*Written problem*: Reproduce exactly, with no pictures, each line from the opening of the material down through the line containing "import * as".

***

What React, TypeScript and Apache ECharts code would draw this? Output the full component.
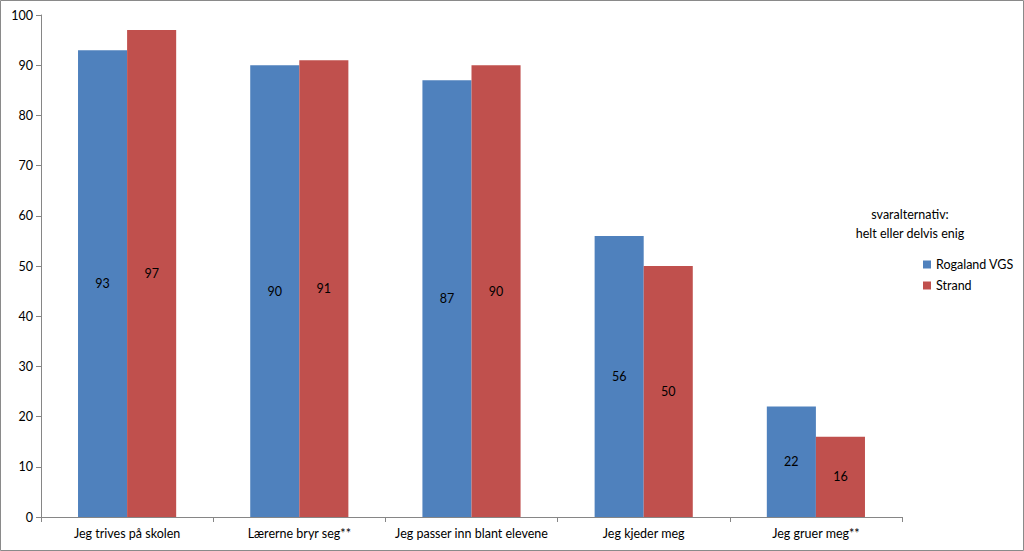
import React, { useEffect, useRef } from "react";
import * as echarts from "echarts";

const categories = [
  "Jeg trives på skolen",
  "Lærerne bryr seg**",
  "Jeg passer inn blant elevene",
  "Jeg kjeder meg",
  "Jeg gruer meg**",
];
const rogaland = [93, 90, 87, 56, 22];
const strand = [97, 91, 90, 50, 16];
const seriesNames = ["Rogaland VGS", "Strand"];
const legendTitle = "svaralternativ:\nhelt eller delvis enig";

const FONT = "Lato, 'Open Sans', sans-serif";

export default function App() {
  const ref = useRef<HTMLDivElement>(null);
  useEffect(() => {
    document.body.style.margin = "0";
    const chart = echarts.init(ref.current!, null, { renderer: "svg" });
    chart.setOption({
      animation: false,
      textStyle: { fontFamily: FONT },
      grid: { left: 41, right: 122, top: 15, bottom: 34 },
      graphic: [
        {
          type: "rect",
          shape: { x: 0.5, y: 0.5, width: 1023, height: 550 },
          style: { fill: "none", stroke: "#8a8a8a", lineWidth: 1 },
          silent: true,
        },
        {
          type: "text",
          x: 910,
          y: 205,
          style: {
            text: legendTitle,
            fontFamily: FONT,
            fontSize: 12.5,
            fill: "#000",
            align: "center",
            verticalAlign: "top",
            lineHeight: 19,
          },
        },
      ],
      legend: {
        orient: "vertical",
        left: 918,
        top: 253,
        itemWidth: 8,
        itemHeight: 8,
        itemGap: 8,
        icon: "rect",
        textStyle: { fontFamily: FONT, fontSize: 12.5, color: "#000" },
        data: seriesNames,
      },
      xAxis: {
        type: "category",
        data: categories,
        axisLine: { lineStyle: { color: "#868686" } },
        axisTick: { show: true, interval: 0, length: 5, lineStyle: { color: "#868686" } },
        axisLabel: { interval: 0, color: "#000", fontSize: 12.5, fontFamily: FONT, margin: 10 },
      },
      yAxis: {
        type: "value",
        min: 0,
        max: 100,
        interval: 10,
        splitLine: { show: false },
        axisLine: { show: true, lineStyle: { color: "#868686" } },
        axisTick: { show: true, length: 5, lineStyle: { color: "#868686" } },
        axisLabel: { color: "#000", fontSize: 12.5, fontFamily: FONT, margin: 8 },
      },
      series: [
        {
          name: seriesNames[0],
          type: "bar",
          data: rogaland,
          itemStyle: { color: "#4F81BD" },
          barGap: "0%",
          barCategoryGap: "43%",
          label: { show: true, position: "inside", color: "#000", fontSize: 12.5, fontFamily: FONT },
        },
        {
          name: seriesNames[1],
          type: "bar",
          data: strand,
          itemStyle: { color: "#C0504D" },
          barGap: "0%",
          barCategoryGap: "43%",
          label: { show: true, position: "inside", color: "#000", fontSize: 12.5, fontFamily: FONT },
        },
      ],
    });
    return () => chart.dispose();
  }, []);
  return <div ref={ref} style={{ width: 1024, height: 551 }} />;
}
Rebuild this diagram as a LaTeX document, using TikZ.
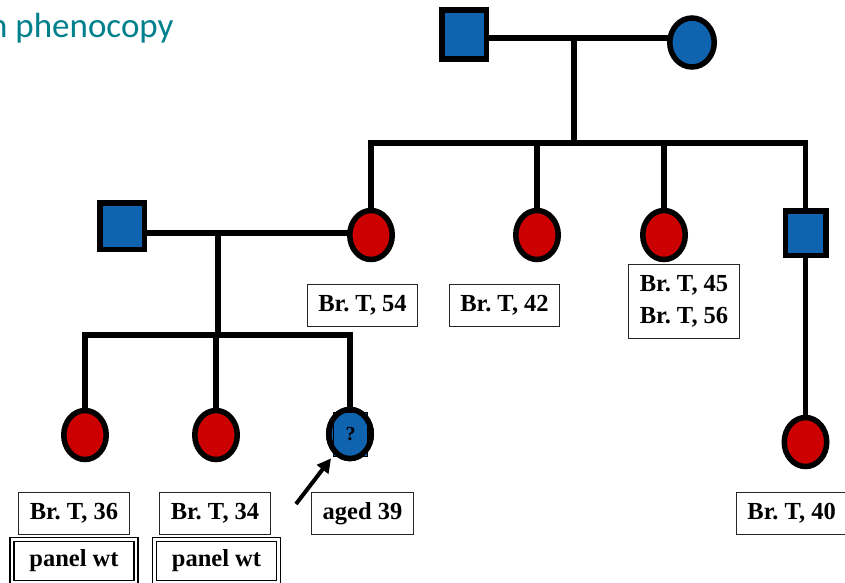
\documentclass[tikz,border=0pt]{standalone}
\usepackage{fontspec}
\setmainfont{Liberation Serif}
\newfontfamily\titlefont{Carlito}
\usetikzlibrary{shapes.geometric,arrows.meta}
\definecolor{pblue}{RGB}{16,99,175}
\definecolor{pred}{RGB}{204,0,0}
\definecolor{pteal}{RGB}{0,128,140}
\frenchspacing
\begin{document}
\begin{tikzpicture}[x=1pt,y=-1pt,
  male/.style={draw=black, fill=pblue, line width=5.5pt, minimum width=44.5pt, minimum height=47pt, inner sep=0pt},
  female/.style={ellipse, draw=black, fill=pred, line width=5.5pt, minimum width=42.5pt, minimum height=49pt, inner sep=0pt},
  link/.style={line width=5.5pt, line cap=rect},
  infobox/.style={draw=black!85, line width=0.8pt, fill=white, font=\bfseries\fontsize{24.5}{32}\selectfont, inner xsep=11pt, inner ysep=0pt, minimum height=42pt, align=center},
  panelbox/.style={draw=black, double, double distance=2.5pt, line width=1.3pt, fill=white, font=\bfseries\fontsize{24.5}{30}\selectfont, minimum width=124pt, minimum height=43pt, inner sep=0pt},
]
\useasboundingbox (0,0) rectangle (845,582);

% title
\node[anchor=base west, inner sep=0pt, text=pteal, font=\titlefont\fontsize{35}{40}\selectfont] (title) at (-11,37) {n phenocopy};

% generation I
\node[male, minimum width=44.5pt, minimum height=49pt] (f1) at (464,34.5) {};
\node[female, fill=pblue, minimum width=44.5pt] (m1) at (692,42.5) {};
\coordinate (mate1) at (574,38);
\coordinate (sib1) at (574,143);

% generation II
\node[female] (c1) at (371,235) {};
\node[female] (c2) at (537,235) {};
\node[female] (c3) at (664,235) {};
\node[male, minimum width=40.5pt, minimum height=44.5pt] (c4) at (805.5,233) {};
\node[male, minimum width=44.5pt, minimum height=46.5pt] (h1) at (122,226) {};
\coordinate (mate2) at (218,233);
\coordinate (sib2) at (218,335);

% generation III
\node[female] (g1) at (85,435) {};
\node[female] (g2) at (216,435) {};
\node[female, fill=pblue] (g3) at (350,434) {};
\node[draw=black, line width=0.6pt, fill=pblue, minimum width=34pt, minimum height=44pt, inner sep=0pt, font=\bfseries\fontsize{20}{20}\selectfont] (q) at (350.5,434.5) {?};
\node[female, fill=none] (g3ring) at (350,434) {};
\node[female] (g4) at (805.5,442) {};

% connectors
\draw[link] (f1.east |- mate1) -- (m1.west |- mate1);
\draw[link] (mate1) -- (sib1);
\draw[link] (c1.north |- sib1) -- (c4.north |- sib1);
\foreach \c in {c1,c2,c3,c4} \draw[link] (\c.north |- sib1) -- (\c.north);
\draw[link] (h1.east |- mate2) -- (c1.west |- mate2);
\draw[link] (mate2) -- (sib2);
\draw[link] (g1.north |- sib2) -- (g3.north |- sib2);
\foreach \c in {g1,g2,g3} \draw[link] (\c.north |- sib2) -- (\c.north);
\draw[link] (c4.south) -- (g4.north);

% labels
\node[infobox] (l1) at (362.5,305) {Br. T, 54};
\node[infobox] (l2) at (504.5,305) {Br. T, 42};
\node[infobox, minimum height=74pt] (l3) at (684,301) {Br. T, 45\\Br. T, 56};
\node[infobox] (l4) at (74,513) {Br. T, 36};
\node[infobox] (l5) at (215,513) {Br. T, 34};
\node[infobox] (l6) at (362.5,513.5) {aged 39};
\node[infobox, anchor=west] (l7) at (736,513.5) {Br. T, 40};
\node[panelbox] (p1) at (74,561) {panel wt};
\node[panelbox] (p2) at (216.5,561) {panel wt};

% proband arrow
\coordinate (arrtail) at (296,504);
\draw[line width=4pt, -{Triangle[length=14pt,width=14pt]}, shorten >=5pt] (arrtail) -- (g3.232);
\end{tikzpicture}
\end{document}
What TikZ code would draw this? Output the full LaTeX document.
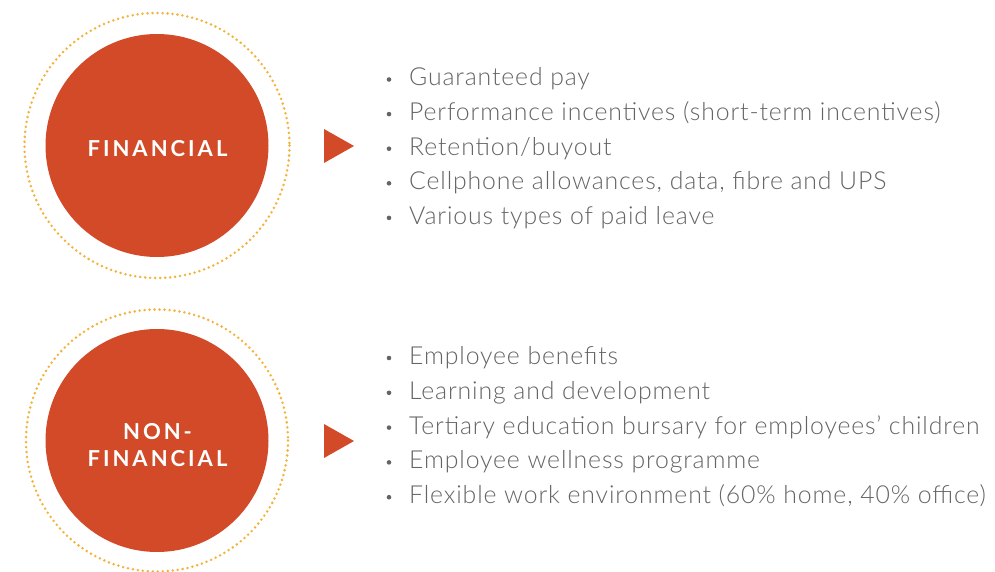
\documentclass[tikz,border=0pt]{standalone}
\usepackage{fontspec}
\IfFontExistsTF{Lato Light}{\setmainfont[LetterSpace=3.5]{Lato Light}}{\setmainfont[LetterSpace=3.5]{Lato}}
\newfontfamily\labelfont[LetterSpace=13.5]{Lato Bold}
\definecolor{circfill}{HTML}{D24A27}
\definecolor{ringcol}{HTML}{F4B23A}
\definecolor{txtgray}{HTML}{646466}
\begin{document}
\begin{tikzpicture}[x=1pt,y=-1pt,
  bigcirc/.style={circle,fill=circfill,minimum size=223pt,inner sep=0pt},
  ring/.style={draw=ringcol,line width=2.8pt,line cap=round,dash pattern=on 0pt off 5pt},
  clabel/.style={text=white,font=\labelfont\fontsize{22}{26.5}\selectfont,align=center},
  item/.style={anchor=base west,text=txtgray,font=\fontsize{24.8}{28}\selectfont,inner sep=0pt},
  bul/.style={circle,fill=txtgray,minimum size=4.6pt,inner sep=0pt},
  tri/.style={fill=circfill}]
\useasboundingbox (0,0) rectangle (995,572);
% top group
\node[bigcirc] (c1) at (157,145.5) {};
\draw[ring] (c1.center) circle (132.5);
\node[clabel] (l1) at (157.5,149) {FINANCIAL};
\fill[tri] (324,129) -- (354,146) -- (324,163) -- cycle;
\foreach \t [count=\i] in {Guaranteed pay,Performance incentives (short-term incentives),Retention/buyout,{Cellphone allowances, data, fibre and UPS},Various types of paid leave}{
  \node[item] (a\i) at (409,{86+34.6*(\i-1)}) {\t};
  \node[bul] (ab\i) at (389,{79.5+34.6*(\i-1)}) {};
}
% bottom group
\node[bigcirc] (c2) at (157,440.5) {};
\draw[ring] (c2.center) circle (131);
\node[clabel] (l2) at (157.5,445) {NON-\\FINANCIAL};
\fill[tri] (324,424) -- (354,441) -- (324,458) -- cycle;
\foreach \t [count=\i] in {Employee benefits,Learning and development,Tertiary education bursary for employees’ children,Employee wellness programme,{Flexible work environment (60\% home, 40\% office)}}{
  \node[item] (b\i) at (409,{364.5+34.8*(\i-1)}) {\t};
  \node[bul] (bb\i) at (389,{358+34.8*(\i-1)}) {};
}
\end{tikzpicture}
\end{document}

***

*Written solution*:
What React, TypeScript and Apache ECharts code would draw this? Output the full component.
import React, { useEffect, useRef } from "react";
import * as echarts from "echarts";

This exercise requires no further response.